“Windfall” – Recensione. Disponibile su Netflix dal 18 Marzo 2022
Un uomo irrompe nella casa vacanze vuota di un miliardario, ma le cose si mettono male per lui quando l’arrogante magnate e sua moglie arrivano per una visita dell’ultimo minuto.
Stile e cadenza si rifanno al grande Hitchcock con l’aggiunta di una storia estremamente semplice e pochissimi attori in scena. Quello che rimane dopo la visione del film è il piacere di aver visto l’attore Jesse Plemons in un ruolo da protagonista dopo tante partecipazioni in secondo piano e Jason Segel, solitamente abbonato a ruoli comici, in una veste completamente nuova. Si capisce così da subito che è un film basato sulle interpretazioni fatto di lunghi dialoghi a volte pieni di lezioni morali e prese di posizione.
Potrebbe sembrare una contraddizione ma è un tipo di cinema perché, per quanto spoglio da tante componenti superflue, rimane ostico e difficile da seguire e apprezzare fino in fondo.
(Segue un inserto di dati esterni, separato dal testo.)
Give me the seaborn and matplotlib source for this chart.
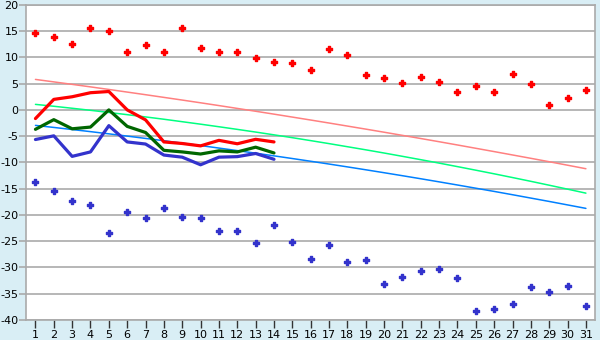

Non siamo abituati ad un cinema così diretto che ha bisogno da parte del pubblico di compromettersi per una maggior empatia con i punti di vista dei personaggi. La storia è semplice e nulla che viene messo in scena è inutile o superfluo mentre i suoi personaggi hanno precise e ben contenute caratteristiche proprie ma dove nessuno è totalmente colpevole o innocente. Anche la parte scenica è ridotta al midollo perché i contesti in cui si aggirano i nostri protagonisti sono l’interno della casa e il suo esterno lungo la piscina e alcuni viali alberati nella tenuta.
Il film infine cerca di tenere alta l’attenzione con una sorta di mistero legato alle motivazioni che spingono il malvivente ad entrare proprio in quella casa e prendere di mira la coppia di ricchi. Allo stesso tempo i proprietari hanno dei segreti legati al loro lavoro e la provenienza dei soldi. Tale gioco regge bene perché i vari attori si dividono la scena equamente e ognuno ha la possibilità di brillare con monologhi che incuriosicino e lasciano parecchi dubbi. In aggiunta a tutto questo, “il gioco” non viene portato avanti con troppe lungaggini e solo piccoli inserimenti narrativi smuovono quanto basta per arrivare fino alla fine.